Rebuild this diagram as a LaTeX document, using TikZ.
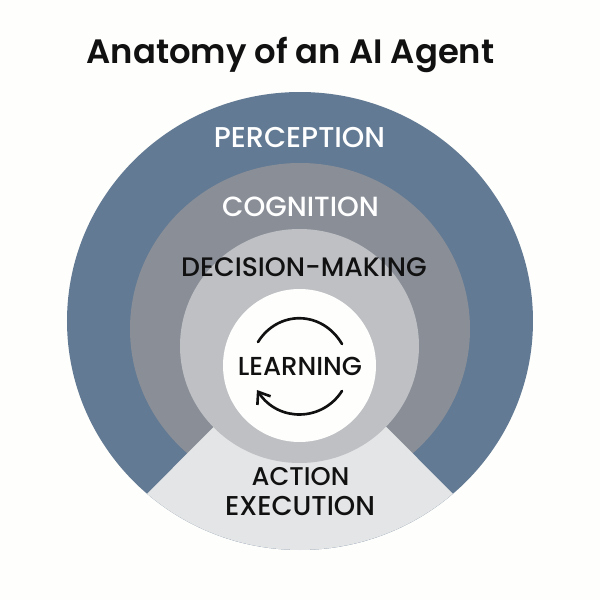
\documentclass[tikz,border=0pt]{standalone}
\usepackage{fontspec}
\setmainfont{Poppins}
\newfontfamily\titlefont{Poppins SemiBold}
\newfontfamily\labelfont{Poppins Medium}
\usepackage{xcolor}
\usetikzlibrary{arrows.meta}
\definecolor{paper}{HTML}{FEFEFC}
\definecolor{perceptionblue}{HTML}{627A94}
\definecolor{cognitiongray}{HTML}{898E97}
\definecolor{decisiongray}{HTML}{BEC0C4}
\definecolor{actiongray}{HTML}{E4E5E6}
\definecolor{inktext}{HTML}{111111}
\tikzset{
  title/.style={anchor=base,font=\titlefont\fontsize{19.25}{23}\selectfont,text=inktext},
  ringlabel/.style={anchor=base,font=\labelfont\fontsize{#1}{17}\selectfont,text=inktext},
  cyclearc/.style={line width=1.5pt,line cap=round,draw=inktext},
}

\begin{document}
\begin{tikzpicture}[x=0.02cm,y=0.02cm]
  % Page
  \fill[paper] (0,0) rectangle (600,600);
  \useasboundingbox (0,0) rectangle (600,600);

  % Rings
  \fill[perceptionblue] (300,279) ellipse [x radius=233, y radius=229];
  \fill[cognitiongray] (300,271) ellipse [x radius=170, y radius=166];

  % Wedge
  \coordinate (apex) at (300,260);
  \coordinate (wedgeleft) at (147.1,106.2);
  \fill[actiongray] (apex) -- (wedgeleft)
    arc [start angle=229, end angle=311, x radius=233, y radius=229] -- cycle;

  \fill[decisiongray] (299.5,254) ellipse [x radius=119.5, y radius=117];
  \fill[paper] (299.5,234.5) ellipse [x radius=76.5, y radius=76.5];

  % Cycle arcs
  \coordinate (topleft) at (258,258);
  \coordinate (topright) at (342,256);
  \coordinate (botright) at (342,209);
  \coordinate (botleft) at (257,210);
  \draw[cyclearc] (topleft) .. controls (278,290) and (322,290) .. (topright);
  \draw[cyclearc,-{Straight Barb[length=6pt,width=9pt]}] (botright) .. controls (322,178) and (278,178) .. (botleft);

  % Labels
  \node[title] (anatomy) at (290.5,537) {Anatomy of an AI Agent};
  \node[ringlabel=16.3,text=white] (perception) at (299.5,452.5) {PERCEPTION};
  \node[ringlabel=15.8,text=white] (cognition) at (300.5,383.5) {COGNITION};
  \node[ringlabel=15.2] (decision) at (304,324) {DECISION-MAKING};
  \node[ringlabel=14.8] (learning) at (300,225) {LEARNING};
  \node[ringlabel=14.6] (action) at (300.5,114) {ACTION};
  \node[ringlabel=15.5] (execution) at (300,85) {EXECUTION};
\end{tikzpicture}
\end{document}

════════════════════

**Task details**.
Return the full material word for word. Do not include the pictures.

**Answer to this task**.
Rebuild this diagram as a LaTeX document, using TikZ.
\documentclass[tikz,border=0pt]{standalone}
\usepackage{fontspec}
\setmainfont{Poppins}
\newfontfamily\titlefont{Poppins SemiBold}
\newfontfamily\labelfont{Poppins Medium}
\usepackage{xcolor}
\usetikzlibrary{arrows.meta}
\definecolor{paper}{HTML}{FEFEFC}
\definecolor{perceptionblue}{HTML}{627A94}
\definecolor{cognitiongray}{HTML}{898E97}
\definecolor{decisiongray}{HTML}{BEC0C4}
\definecolor{actiongray}{HTML}{E4E5E6}
\definecolor{inktext}{HTML}{111111}
\tikzset{
  title/.style={anchor=base,font=\titlefont\fontsize{19.25}{23}\selectfont,text=inktext},
  ringlabel/.style={anchor=base,font=\labelfont\fontsize{#1}{17}\selectfont,text=inktext},
  cyclearc/.style={line width=1.5pt,line cap=round,draw=inktext},
}

\begin{document}
\begin{tikzpicture}[x=0.02cm,y=0.02cm]
  % Page
  \fill[paper] (0,0) rectangle (600,600);
  \useasboundingbox (0,0) rectangle (600,600);

  % Rings
  \fill[perceptionblue] (300,279) ellipse [x radius=233, y radius=229];
  \fill[cognitiongray] (300,271) ellipse [x radius=170, y radius=166];

  % Wedge
  \coordinate (apex) at (300,260);
  \coordinate (wedgeleft) at (147.1,106.2);
  \fill[actiongray] (apex) -- (wedgeleft)
    arc [start angle=229, end angle=311, x radius=233, y radius=229] -- cycle;

  \fill[decisiongray] (299.5,254) ellipse [x radius=119.5, y radius=117];
  \fill[paper] (299.5,234.5) ellipse [x radius=76.5, y radius=76.5];

  % Cycle arcs
  \coordinate (topleft) at (258,258);
  \coordinate (topright) at (342,256);
  \coordinate (botright) at (342,209);
  \coordinate (botleft) at (257,210);
  \draw[cyclearc] (topleft) .. controls (278,290) and (322,290) .. (topright);
  \draw[cyclearc,-{Straight Barb[length=6pt,width=9pt]}] (botright) .. controls (322,178) and (278,178) .. (botleft);

  % Labels
  \node[title] (anatomy) at (290.5,537) {Anatomy of an AI Agent};
  \node[ringlabel=16.3,text=white] (perception) at (299.5,452.5) {PERCEPTION};
  \node[ringlabel=15.8,text=white] (cognition) at (300.5,383.5) {COGNITION};
  \node[ringlabel=15.2] (decision) at (304,324) {DECISION-MAKING};
  \node[ringlabel=14.8] (learning) at (300,225) {LEARNING};
  \node[ringlabel=14.6] (action) at (300.5,114) {ACTION};
  \node[ringlabel=15.5] (execution) at (300,85) {EXECUTION};
\end{tikzpicture}
\end{document}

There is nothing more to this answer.